February 19 2013
By Mark Immelman, Special to PGATOUR.COM
PACIFIC PALISADES, Calif. -- There were many storylines and certainly many lessons we could learn from John Merrick's win at the Northern Trust Open. Among those I considered was playing with a lead as the defending champion, which Bill Haas had to do, and playing a short, dangerous par 4, which Riviera's devlish 315-yard 10th is. Finally, I settled on the concept of swing rhythm and timing, something Merrick clearly exhibits.
Bob Jones once stated that “rhythm and timing are the two things which we all must have, yet no one knows how to teach either.” There are a few factors one can consider to promote improvement in this delicate area of the swing.
Merrick swings the golf club with a languid and timed grace. His swing has a wide arc and its tempo is smooth and unhurried. It is enviable to say the least. Realistically, it is impossible for everyone to swing the club as smoothly and slowly as Merrick -- your swing needs to mirror your personality and manner. Hence if you are upbeat I would venture that your swing should carry and upbeat tempo -- Nick Price and Web Simpson are good examples of this. If your personality is easy-going and relaxed, you should make every effort to swing the club in a similar fashion.
Swing tempo is one thing. Timing is entirely another. By timing, I mean the coordination and sequencing of the moving parts in the swing. Good timing of the swing is considerably more important than tempo. I have seen many slower swings that are mis-timed and I have seen many brisk swings that are perfectly timed. So in your swing maintenance, remember that slower is not always better, well-timed is.
If you are looking to work on your swing’s timing you should begin is with a firm understanding that the swing’s purpose is to present the clubface in the correct fashion so as to deliver the desired shot. Too many golfers embark on swing adjustments without the requisite understanding of how the adjustment will influence the clubface’s attitude at impact.
From there, remember that the movement of the legs, the torso, the arms, and the wrists should all work at a speed which allows them to arrive at impact in the correct manner.
The two most typical timing errors I often encounter are: 1) A shoulder-rotation that spins out of the downswing, leaving the arms and the club behind and 2) A late release of the wrists and a late rotation of the forearms approaching impact.

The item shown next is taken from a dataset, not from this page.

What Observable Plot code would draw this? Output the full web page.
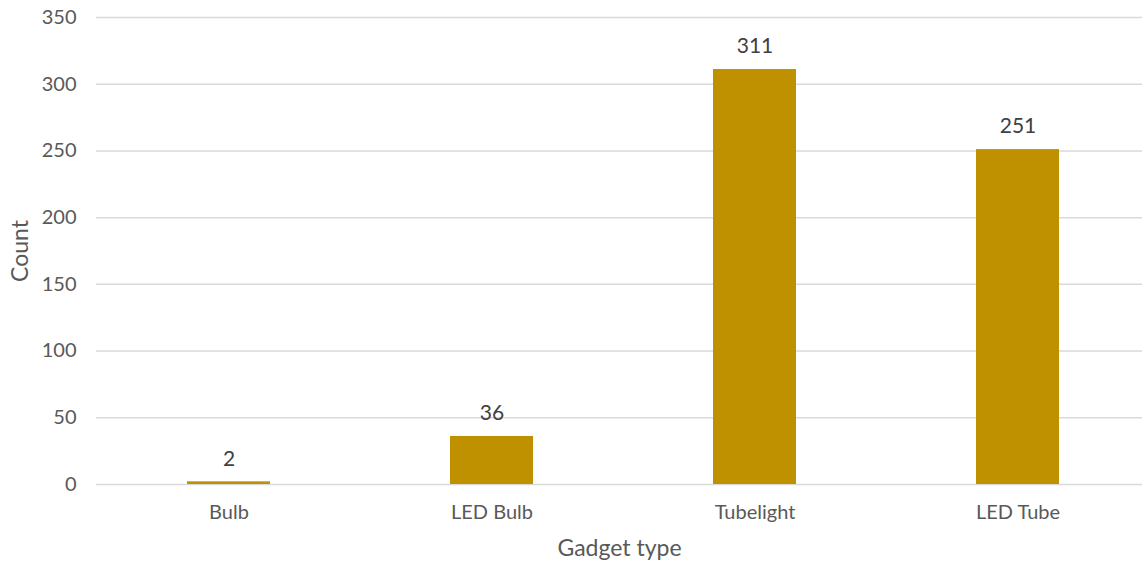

Both of these timing issues can be easily remedied with a simple exercise.
Grab an outdoor broomstick, the kind with the corn bristles, and grip it like a club with the bristles in an upright fashion. Make a swing back and through into a balanced finish -- note that the swing may feel flatter than your regular action. Strive as you do so to sweep the bristles along the turf in the area where impact would be. Do this a few times and you will sense how the bristles of the broomstick create resistance through the air and how your body has to wait for the arms and the broom in the transition and into the downswing. You may also feel how the muscles in your core and your legs engage to provide a stable hub for the swing. Pay attention to all of these feelings as they are indicative of a well-timed, properly sequenced swing.
Once you have a sense for the speed and time at which elements of your swing move, grab your golf club and strive for the same action as you hit shots. Initially the club may feel lighter, but you will get used to it fairly quickly. This is also a great drill to promote and develop the muscle groups that are used in the golf swing.
Remember, tempo is important but timing is where it’s at.